Die Lücke schließt sich erst wieder Ende der 70er-Jahre mit Clashs „London Calling“, mit den „Bollocks“ der Sex Pistols und mit The Jams „In the City“. Die Zeitangaben über die Veröffentlichung meiner Platten enden irgendwo Anfang der 80er. Die Compactdisc hielt Einzug und wurde uns als der perfekte Tonträger angepriesen.
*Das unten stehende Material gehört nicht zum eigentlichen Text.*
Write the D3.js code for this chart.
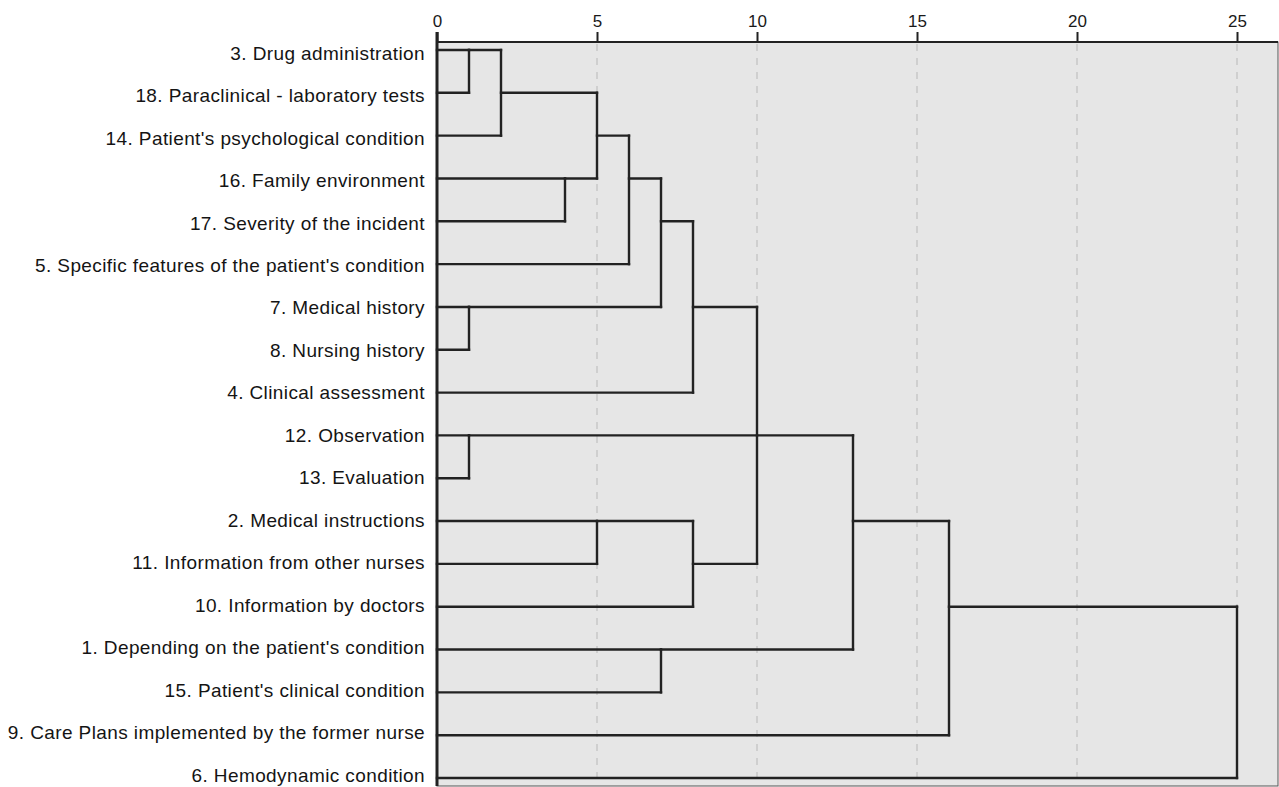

Mal Hand aufs Herz, werter Leser: Sind Sie jemals mit dem lausigen Booklet einer CD auf dem Sofa, dem Wohnzimmerboden, dem Bett, in der Hängematte, mit dem Kopf auf dem Schoße ihres Partners oder weiß ich wo gelegen und haben es intensiv studiert? Mit der Juwelierlupe, oder was? Was gab es damals doch für fantastische LP-Cover, die regelrecht danach kreischten, stundenlang betrachtet und voller Inbrunst täglich neu interpretiert zu werden, abhängig davon, welche psychoaktiven Substanzen gerade die Oberhand im Oberstübchen hatten. Schon mal versucht, die Liner Notes von Zappas „Freak Out!“ in der CD-Version zu entfernen? Sich mehrfach dabei erwischt, die CD-Version der „Led Zeppelin III“ untersucht und doch keine Drehscheibe gefunden zu haben? Oder vergeblich versucht, die Leute auf der „Sgt. Pepper‘s“ zu erkennen?
Apropos Beatles. Der ganze Stolz meiner Plattensammlung ist die Tatsache, dass sich trotz intensiver Suche nicht eine einzige LP der Pilzköpfe findet. Ganz so verrückt war ich dann doch nicht.